N.H. Lawmakers Go Home With No Funding Plan
After spending six months working on a new system to finance public education in New Hampshire, the legislature last week reached the end of its session with nothing to show for its work.
But instead of adjourning for the year on June 30, the House recessed. That means lawmakers can come back later this year and once again address the issue that has dominated this legislative session: the state supreme court's December ruling that the current method of paying for education is unconstitutional. ("School Finance Ruling Raises New Tax Questions in N.H.," Jan. 14, 1998.)
The Senate is also enjoying some vacation time but could be called back at the end of the month to take up school funding again, after the education committee finishes its version of a plan.
Ninety percent of the state's education dollars comes from local property taxes. That setup leads to wide disparities between districts, according to the plaintiffs in Claremont School District v. Governor, a suit brought by five property-poor districts.
"The most likely scenario is that nothing will happen," said Dennis Murphy, a lobbyist for the National Education Association of New Hampshire, the state affiliate of the NEA. "This issue will be carried through the election and be dealt with in the next session."
The Governor's Plan
Gov. Jeanne Shaheen, a Democrat who is seeking a second term this year, proposed a funding formula that would have drawn revenue from taxes on cigarettes and video gambling. Her ABC, or Advancing Better Classrooms, plan called for $123 million in new funds.
The state has no broad-based sales tax or income tax, and Gov. Shaheen pledged to keep it that way when she took office in 1997.

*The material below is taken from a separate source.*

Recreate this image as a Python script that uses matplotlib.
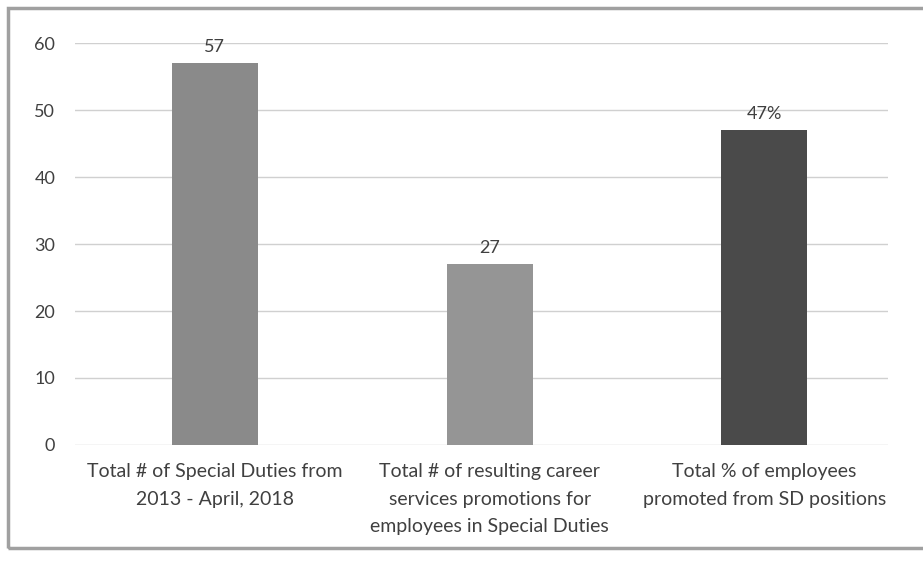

The House in May overwhelmingly passed a compromise that would send $95 million in new money to the poorest districts this coming school year and put the governor's plan into effect in 2000.
But in an advisory opinion issued June 23, requested by state senators, the New Hampshire Supreme Court said that the governor's plan is not constitutional because it would continue to allow varying tax rates.
In their Claremont decision, the state justices ruled that the property tax for education is, in effect, a statewide tax and must be collected at a uniform rate.
While the governor's plan would have set one property-tax rate initially, towns that could raise enough to provide an adequate education with a lower tax rate would have been given "abatements." Towns that could not raise enough would have received additional state aid. Gov. Shaheen's plan, however, would not have required a redistribution of money from property-rich to property-poor towns. The court didn't like that aspect of her plan.
"It should not be forgotten that New Hampshire is not a random collection of isolated cities and towns," the court's opinion said. "The benefits of adequately educated children are shared statewide and are not limited to a particular town or district."
The justices noted that abatements might be allowed if they were "supported by good cause or just reasons." But they said they did not believe the governor's plan met that requirement.
But the governor said she would continue to push her plan forward.
Ms. Shaheen's proposal also includes an effort to raise academic standards statewide. All districts would be required to draft school improvement plans and monitor progress in certain areas each year.
The New Hampshire School Boards Association backs the ABC plan because of its standards component.
"That part of her plan is not being challenged; it's the tax issue," said Paul Khrone, the executive director of the association.
The court also found an alternative funding proposal, sponsored by Sen. Jim Rubens, to be unconstitutional. His plan would have kept in place the existing state finance formula while increasing aid to poorer districts by raising money through a tax increase on hotel and restaurant tabs.
His "A" plan, as he called it, would have allowed "continued reliance upon unreasonable and disproportionate real estate property taxes," the court said.
Mr. Rubens, a Republican candidate for governor, spent this past legislative session trying to drum up support for a constitutional amendment that would, in effect, overrule the supreme court's December ruling and maintain the status quo.
A constitutional amendment requires a 60 percent vote in the House and the Senate and a two-thirds vote in a statewide referendum.
Mr. Murphy of the teachers' union said that the legislature might come up with a small increase in funding this year and that support might exist for a less drastic amendment than Mr. Rubens'.
The question is whether the 15 Republicans in the 24-member Senate can come to an agreement on anything.
But at this point, it's unclear what will happen. According to the court's December decision, the legislature technically has until April of next year to come up with a plan.
And the court reiterated in its advisory opinion last month that the remedy should come from the legislature, not the court.
Andru Volinsky, the lawyer for the five school districts in the finance case, said last week that he's willing to wait and see what happens over the summer.
"Our thought is to give the House and Senate every possible opportunity," he said. "If they are continuing to meet, we want that process to run its course."